Despite these potential advantages, public investment is not without challenges. Regulatory compliance and public reporting requirements can be costly and time-consuming, potentially diverting resources from core operations and likely requiring additional administrative resources. Additionally, market volatility—driven by factors such as team performance or broader economic conditions—can complicate financial planning. Shareholder demands for transparency and short-term performance can conflict with long-term strategic goals, such as player development or infrastructure projects. Public investment in teams and leagues may introduce unpredictable external pressures that owners must carefully navigate.
Conclusion
Public investment represents a potentially transformative opportunity for sports teams and leagues, offering lower cost of capital, enhanced global visibility and strategic flexibility. However, the challenges and demands involved in accessing the public markets should not be underestimated, including heightened transparency demands, regulatory burdens and potential market volatility.
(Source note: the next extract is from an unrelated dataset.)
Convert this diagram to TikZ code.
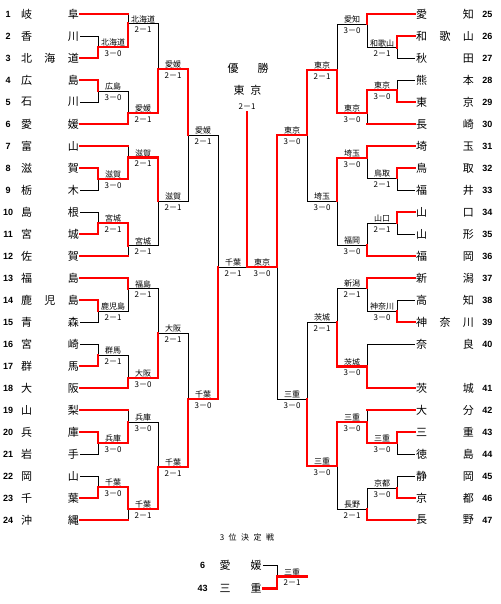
\documentclass[tikz,border=0pt]{standalone}
\usepackage{fontspec}
\setmainfont{Noto Sans CJK JP}
\newfontfamily\numfont{Liberation Sans}
\usepackage{tikz}
\newcommand{\tmei}[2][57.6pt]{\makebox[#1][s]{#2}}

\begin{document}
\begin{tikzpicture}
  [x=1pt,y=-1pt]
      \tikzstyle{team} = [inner sep=1.2pt, font=\fontsize{11}{11}\selectfont]
      \tikzstyle{num} = [inner sep=0pt, text width=12pt, align=center, font=\numfont\bfseries\fontsize{9}{9}\selectfont]
      \tikzset{ln/.style={label={[num,label distance=5.5pt]left:#1}}, rn/.style={label={[num,label distance=6pt]right:#1}}}
      \tikzstyle{res} = [inner sep=0pt, align=center, font=\fontsize{8}{10.3}\selectfont, xshift=15pt, yshift=-0.65pt]
      \tikzstyle{rres} = [inner sep=0pt, align=center, font=\fontsize{8}{10.3}\selectfont, xshift=-15pt, yshift=-0.65pt]
      \tikzstyle{lose} = [draw=black, line width=0.8pt]
      \tikzstyle{win} = [draw=red, line width=2.8pt, line cap=rect]
  \useasboundingbox (0,0) rectangle (500,604);
  % left block
  \node[team, ln=1] (n1) at (50,14) {\tmei{岐\hfill 阜}};
  \node[team, ln=2] (n2) at (50,36) {\tmei{香\hfill 川}};
  \node[team, ln=3] (n3) at (50,58) {\tmei{北\hfill 海\hfill 道}};
  \node[team, ln=4] (n4) at (50,80) {\tmei{広\hfill 島}};
  \node[team, ln=5] (n5) at (50,102) {\tmei{石\hfill 川}};
  \node[team, ln=6] (n6) at (50,124) {\tmei{愛\hfill 媛}};
  \node[team, ln=7] (n7) at (50,146) {\tmei{富\hfill 山}};
  \node[team, ln=8] (n8) at (50,168) {\tmei{滋\hfill 賀}};
  \node[team, ln=9] (n9) at (50,190) {\tmei{栃\hfill 木}};
  \node[team, ln=10] (n10) at (50,212) {\tmei{島\hfill 根}};
  \node[team, ln=11] (n11) at (50,234) {\tmei{宮\hfill 城}};
  \node[team, ln=12] (n12) at (50,256) {\tmei{佐\hfill 賀}};
  \node[team, ln=13] (n13) at (50,278) {\tmei{福\hfill 島}};
  \node[team, ln=14] (n14) at (50,300) {\tmei{鹿\hfill 児\hfill 島}};
  \node[team, ln=15] (n15) at (50,322) {\tmei{青\hfill 森}};
  \node[team, ln=16] (n16) at (50,344) {\tmei{宮\hfill 崎}};
  \node[team, ln=17] (n17) at (50,366) {\tmei{群\hfill 馬}};
  \node[team, ln=18] (n18) at (50,388) {\tmei{大\hfill 阪}};
  \node[team, ln=19] (n19) at (50,410) {\tmei{山\hfill 梨}};
  \node[team, ln=20] (n20) at (50,432) {\tmei{兵\hfill 庫}};
  \node[team, ln=21] (n21) at (50,454) {\tmei{岩\hfill 手}};
  \node[team, ln=22] (n22) at (50,476) {\tmei{岡\hfill 山}};
  \node[team, ln=23] (n23) at (50,498) {\tmei{千\hfill 葉}};
  \node[team, ln=24] (n24) at (50,520) {\tmei{沖\hfill 縄}};
  % right block
  \node[team, rn=25] (n25) at (445,14) {\tmei{愛\hfill 知}};
  \node[team, rn=26] (n26) at (445,36) {\tmei{和\hfill 歌\hfill 山}};
  \node[team, rn=27] (n27) at (445,58) {\tmei{秋\hfill 田}};
  \node[team, rn=28] (n28) at (445,80) {\tmei{熊\hfill 本}};
  \node[team, rn=29] (n29) at (445,102) {\tmei{東\hfill 京}};
  \node[team, rn=30] (n30) at (445,124) {\tmei{長\hfill 崎}};
  \node[team, rn=31] (n31) at (445,146) {\tmei{埼\hfill 玉}};
  \node[team, rn=32] (n32) at (445,168) {\tmei{鳥\hfill 取}};
  \node[team, rn=33] (n33) at (445,190) {\tmei{福\hfill 井}};
  \node[team, rn=34] (n34) at (445,212) {\tmei{山\hfill 口}};
  \node[team, rn=35] (n35) at (445,234) {\tmei{山\hfill 形}};
  \node[team, rn=36] (n36) at (445,256) {\tmei{福\hfill 岡}};
  \node[team, rn=37] (n37) at (445,278) {\tmei{新\hfill 潟}};
  \node[team, rn=38] (n38) at (445,300) {\tmei{高\hfill 知}};
  \node[team, rn=39] (n39) at (445,322) {\tmei{神\hfill 奈\hfill 川}};
  \node[team, rn=40] (n40) at (445,344) {\tmei{奈\hfill 良}};
  \node[team, rn=41] (n41) at (445,388) {\tmei{茨\hfill 城}};
  \node[team, rn=42] (n42) at (445,410) {\tmei{大\hfill 分}};
  \node[team, rn=43] (n43) at (445,432) {\tmei{三\hfill 重}};
  \node[team, rn=44] (n44) at (445,454) {\tmei{徳\hfill 島}};
  \node[team, rn=45] (n45) at (445,476) {\tmei{静\hfill 岡}};
  \node[team, rn=46] (n46) at (445,498) {\tmei{京\hfill 都}};
  \node[team, rn=47] (n47) at (445,520) {\tmei{長\hfill 野}};
  % left rounds
  \coordinate (la1) at (98,47);  \node[res] (la1t) at (la1) {北海道\\3－0};
  \coordinate (la2) at (98,91);  \node[res] (la2t) at (la2) {広島\\3－0};
  \coordinate (la3) at (98,179); \node[res] (la3t) at (la3) {滋賀\\3－0};
  \coordinate (la4) at (98,223); \node[res] (la4t) at (la4) {宮城\\2－1};
  \coordinate (la5) at (98,311); \node[res] (la5t) at (la5) {鹿児島\\2－1};
  \coordinate (la6) at (98,355); \node[res] (la6t) at (la6) {群馬\\2－1};
  \coordinate (la7) at (98,443); \node[res] (la7t) at (la7) {兵庫\\3－0};
  \coordinate (la8) at (98,487); \node[res] (la8t) at (la8) {千葉\\3－0};
  \coordinate (lb1) at (128,23.5);  \node[res] (lb1t) at (lb1) {北海道\\2－1};
  \coordinate (lb2) at (128,113);   \node[res] (lb2t) at (lb2) {愛媛\\2－1};
  \coordinate (lb3) at (128,157.5); \node[res] (lb3t) at (lb3) {滋賀\\2－1};
  \coordinate (lb4) at (128,245.5); \node[res] (lb4t) at (lb4) {宮城\\2－1};
  \coordinate (lb5) at (128,288.5); \node[res] (lb5t) at (lb5) {福島\\2－1};
  \coordinate (lb6) at (128,378);   \node[res] (lb6t) at (lb6) {大阪\\3－0};
  \coordinate (lb7) at (128,422);   \node[res] (lb7t) at (lb7) {兵庫\\3－0};
  \coordinate (lb8) at (128,509);   \node[res] (lb8t) at (lb8) {千葉\\2－1};
  \coordinate (lc1) at (158,69);  \node[res] (lc1t) at (lc1) {愛媛\\2－1};
  \coordinate (lc2) at (158,201); \node[res] (lc2t) at (lc2) {滋賀\\2－1};
  \coordinate (lc3) at (158,333); \node[res] (lc3t) at (lc3) {大阪\\2－1};
  \coordinate (lc4) at (158,467); \node[res] (lc4t) at (lc4) {千葉\\2－1};
  \coordinate (ld1) at (188,135); \node[res] (ld1t) at (ld1) {愛媛\\2－1};
  \coordinate (ld2) at (188,399); \node[res] (ld2t) at (ld2) {千葉\\3－0};
  \coordinate (le) at (218,267);  \node[res] (let) at (le) {千葉\\2－1};
  % right rounds
  \coordinate (ra1) at (397,47.5); \node[rres] (ra1t) at (ra1) {和歌山\\2－1};
  \coordinate (ra2) at (397,90);   \node[rres] (ra2t) at (ra2) {東京\\3－0};
  \coordinate (ra3) at (397,178);  \node[rres] (ra3t) at (ra3) {鳥取\\2－1};
  \coordinate (ra4) at (397,223);  \node[rres] (ra4t) at (ra4) {山口\\2－1};
  \coordinate (ra5) at (397,311);  \node[rres] (ra5t) at (ra5) {神奈川\\3－0};
  \coordinate (ra6) at (397,443);  \node[rres] (ra6t) at (ra6) {三重\\3－0};
  \coordinate (ra7) at (397,488);  \node[rres] (ra7t) at (ra7) {京都\\3－0};
  \coordinate (rb1) at (367,24);    \node[rres] (rb1t) at (rb1) {愛知\\3－0};
  \coordinate (rb2) at (367,113);   \node[rres] (rb2t) at (rb2) {東京\\3－0};
  \coordinate (rb3) at (367,158);   \node[rres] (rb3t) at (rb3) {埼玉\\3－0};
  \coordinate (rb4) at (367,245);   \node[rres] (rb4t) at (rb4) {福岡\\3－0};
  \coordinate (rb5) at (367,288);   \node[rres] (rb5t) at (rb5) {新潟\\2－1};
  \coordinate (rb6) at (367,366.5); \node[rres] (rb6t) at (rb6) {茨城\\3－0};
  \coordinate (rb7) at (367,422);   \node[rres] (rb7t) at (rb7) {三重\\3－0};
  \coordinate (rb8) at (367,509);   \node[rres] (rb8t) at (rb8) {長野\\2－1};
  \coordinate (rc1) at (337,70);  \node[rres] (rc1t) at (rc1) {東京\\2－1};
  \coordinate (rc2) at (337,201); \node[rres] (rc2t) at (rc2) {埼玉\\3－0};
  \coordinate (rc3) at (337,322); \node[rres] (rc3t) at (rc3) {茨城\\2－1};
  \coordinate (rc4) at (337,466); \node[rres] (rc4t) at (rc4) {三重\\3－0};
  \coordinate (rd1) at (307,135); \node[rres] (rd1t) at (rd1) {東京\\3－0};
  \coordinate (rd2) at (307,399); \node[rres] (rd2t) at (rd2) {三重\\3－0};
  \coordinate (re) at (277,267);  \node[rres] (ret) at (re) {東京\\3－0};
  % final
  \coordinate (fin) at (247,267);
  \coordinate (champ) at (247,112.5);
  \node[font=\fontsize{11}{11}\selectfont] (yusho) at (248,68) {優\hspace{19pt}勝};
  \node[font=\fontsize{11}{11}\selectfont] (champname) at (247.5,90.7) {東\hspace{6pt}京};
  \node[font=\fontsize{8}{8}\selectfont] (champscore) at (247,107) {2－1};
  % losers
  \draw[lose] (n2.east) -| (la1) (n5.east) -| (la2) (n9.east) -| (la3) (n10.east) -| (la4)
              (n15.east) -| (la5) (n16.east) -| (la6) (n21.east) -| (la7) (n22.east) -| (la8);
  \draw[lose] (n1.east) -| (lb1) (la2) -| (lb2) (n7.east) -| (lb3) (n12.east) -| (lb4)
              (la5) -| (lb5) (la6) -| (lb6) (n19.east) -| (lb7) (n24.east) -| (lb8);
  \draw[lose] (lb1) -| (lc1) (lb4) -| (lc2) (lb5) -| (lc3) (lb7) -| (lc4);
  \draw[lose] (lc2) -| (ld1) (lc3) -| (ld2);
  \draw[lose] (ld1) -| (le) -- (fin);
  \draw[lose] (n27.west) -| (ra1) (n28.west) -| (ra2) (n33.west) -| (ra3) (n35.west) -| (ra4)
              (n38.west) -| (ra5) (n44.west) -| (ra6) (n45.west) -| (ra7);
  \draw[lose] (ra1) -| (rb1) (n30.west) -| (rb2) (ra3) -| (rb3) (ra4) -| (rb4)
              (ra5) -| (rb5) (n40.west) -| (rb6) (n42.west) -| (rb7) (ra7) -| (rb8);
  \draw[lose] (rb1) -| (rc1) (rb4) -| (rc2) (rb5) -| (rc3) (rb8) -| (rc4);
  \draw[lose] (rc2) -| (rd1) (rc3) -| (rd2);
  \draw[lose] (rd2) -| (re);
  % byes
  \draw[win] (n1.east) -- (n1.east -| lb1) (n7.east) -- (n7.east -| lb3) (n12.east) -- (n12.east -| lb4)
             (n19.east) -- (n19.east -| lb7) (n24.east) -- (n24.east -| lb8);
  \draw[win] (n30.west) -- (n30.west -| rb2) (n42.west) -- (n42.west -| rb7);
  % winners
  \draw[win] (n3.east) -| (la1) (n4.east) -| (la2) (n8.east) -| (la3) (n11.east) -| (la4)
             (n14.east) -| (la5) (n17.east) -| (la6) (n20.east) -| (la7) (n23.east) -| (la8);
  \draw[win] (la1) -| (lb1) (n6.east) -| (lb2) (la3) -| (lb3) (la4) -| (lb4)
             (n13.east) -| (lb5) (n18.east) -| (lb6) (la7) -| (lb7) (la8) -| (lb8);
  \draw[win] (lb2) -| (lc1) (lb3) -| (lc2) (lb6) -| (lc3) (lb8) -| (lc4);
  \draw[win] (lc1) -| (ld1) (lc4) -| (ld2);
  \draw[win] (ld2) -| (le);
  \draw[win] (n26.west) -| (ra1) (n29.west) -| (ra2) (n32.west) -| (ra3) (n34.west) -| (ra4)
             (n39.west) -| (ra5) (n43.west) -| (ra6) (n46.west) -| (ra7);
  \draw[win] (n25.west) -| (rb1) (ra2) -| (rb2) (n31.west) -| (rb3) (n36.west) -| (rb4)
             (n37.west) -| (rb5) (n41.west) -| (rb6) (ra6) -| (rb7) (n47.west) -| (rb8);
  \draw[win] (rb2) -| (rc1) (rb3) -| (rc2) (rb6) -| (rc3) (rb7) -| (rc4);
  \draw[win] (rc1) -| (rd1) (rc4) -| (rd2);
  \draw[win] (rd1) -| (re) -- (fin) -- (champ);
  % third place
  \node[font=\fontsize{8}{8}\selectfont] (third) at (247,537.7) {3\hspace{4.5pt}位\hspace{4.5pt}決\hspace{4.5pt}定\hspace{4.5pt}戦};
  \node[team, label={[num,label distance=9.3pt]left:6}] (q6) at (240.5,565) {\tmei[42pt]{愛\hfill 媛}};
  \node[team, label={[num,label distance=9.3pt]left:43}] (q43) at (240.5,588.5) {\tmei[42pt]{三\hfill 重}};
  \coordinate (tp) at (277,576.5);
  \coordinate (tpo) at (306.7,576.5);
  \node[res] (tpt) at (tp) {三重\\2－1};
  \draw[lose] (q6.east) -| (tp);
  \draw[win] (q43.east) -| (tp) -- (tpo);
\end{tikzpicture}
\end{document}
Sports teams and leagues are always seeking additional operating capital to fund market expansion, new media distribution strategies, efforts to grow their international footprint and improving and building new venues, among other strategic projects. For owners navigating rising costs, competitive pressures and the need for additional operating capital, public markets could provide a powerful tool to align financial needs and long-term objectives. By learning from examples like Liberty Media, MSGS and F1, teams and leagues can unlock significant value while carefully managing the trade-offs. Ultimately, the decision to pursue public investment should be weighed against the unique needs and goals of each organization.